At 17:55 + 0100 26/01/98, Thierry Bouche wrote :
>C'est le fait d'aligner les lignes de texte, non ? ce qui interdit
>toute justification verticale ?
>
Bon, je reprends depuis le début ? Désolé d'être long (et puis ceux que ça
n'intéresse pas ne liront pas ! Je ne me fais aucun souci ;-)). Hormis
toute philosophie baudinesque, voyons comment ça se passe dans la pratique.

XPress connaît plusieurs façons, cumulatives, de positionner les lignes de
texte les unes par rapport aux autres. Je vais essayer de les expliquer
sans trop jargonner, afin que nos amis TeXistes ne soient pas trop perdus...

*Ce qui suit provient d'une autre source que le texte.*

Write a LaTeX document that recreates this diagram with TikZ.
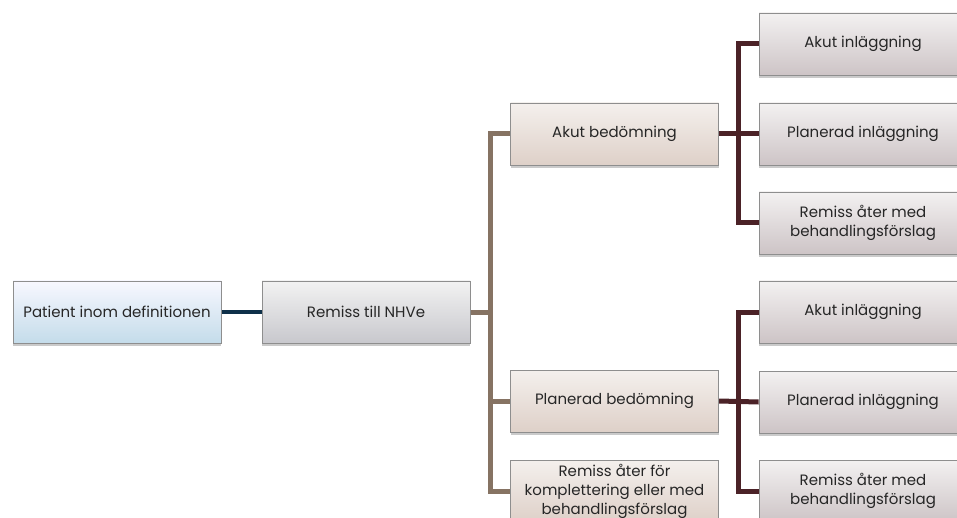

Ces procédés sont cumulatifs : ils sont tous obligatoirement présents et
interagissent (forcément !) Cependant, ils ont des ordres de priorités, pas
toujours faciles à déterminer mais qui tout de même existent. Donc, par
ordre :

1. La justification verticale proprement dite.
   Tout texte XPress est écrit dans une « boîte » nommé « bloc texte » (ces
blocs peuvent être liés entre eux, que ce soient sur une même page ou d'une
page à l'autre, afin que le texte puisse tourner, à la page d'après par
exemple).
   Ces blocs possèdent un attribut de justification verticale, en sorte que
le texte peut être en haut du bloc (si le nombre de lignes est inférieur à
la hauteur du bloc, le blanc est en bas), en bas du bloc, le blanc est en
haut), centré (blanc réparti en haut et en bas) ou justifié (première ligne
tout en haut, dernière toute en bas, le reste réparti également dans le
bloc.

2. La grille de base.
   Il s'agit d'une « grille virtuelle » (une succession de lignes
horizontales, en fait, donc pas du tout une « grille » !) appliquée à tout
le document (il n'y a qu'une grille par doc).
   On détermine son pas, et l'endroit ou elle commence (position de la
première ligne par rapport au haut de page).
   Si un paragraphe reçoit comme attribut « Aligner sur la grille », chaque
ligne verra sa base alignée sur chaque ligne de la grille, et ceci quelque
soit l'interlignage demandé pour le texte. Je m'explique : si
l'interlignage est de 11, et que le pas de grille est de 12, le texte sera
en réalité interligné de 12. Si l'interlignage est de 13, il ne peut pas
être de 12 : il sera donc de 24.
Si on est aligné sur la grille, et que le bloc est « Justifié », la
première et la dernière ligne du bloc seront effectivement alignées, et le
reste réparti dans le bloc.

3. L'interlignage.
   Pas la peine de faire de grands commentaires là-dessus. Histoire de
briller dans les dîners, sachez tout de même qu'il peut être absolu
(genre : 11 pt) ou relatif à la force de corps (genre : +1 pt), en positif
ou en négatif (en fait, c'est beaucoup plus compliqué que ça, mais passons).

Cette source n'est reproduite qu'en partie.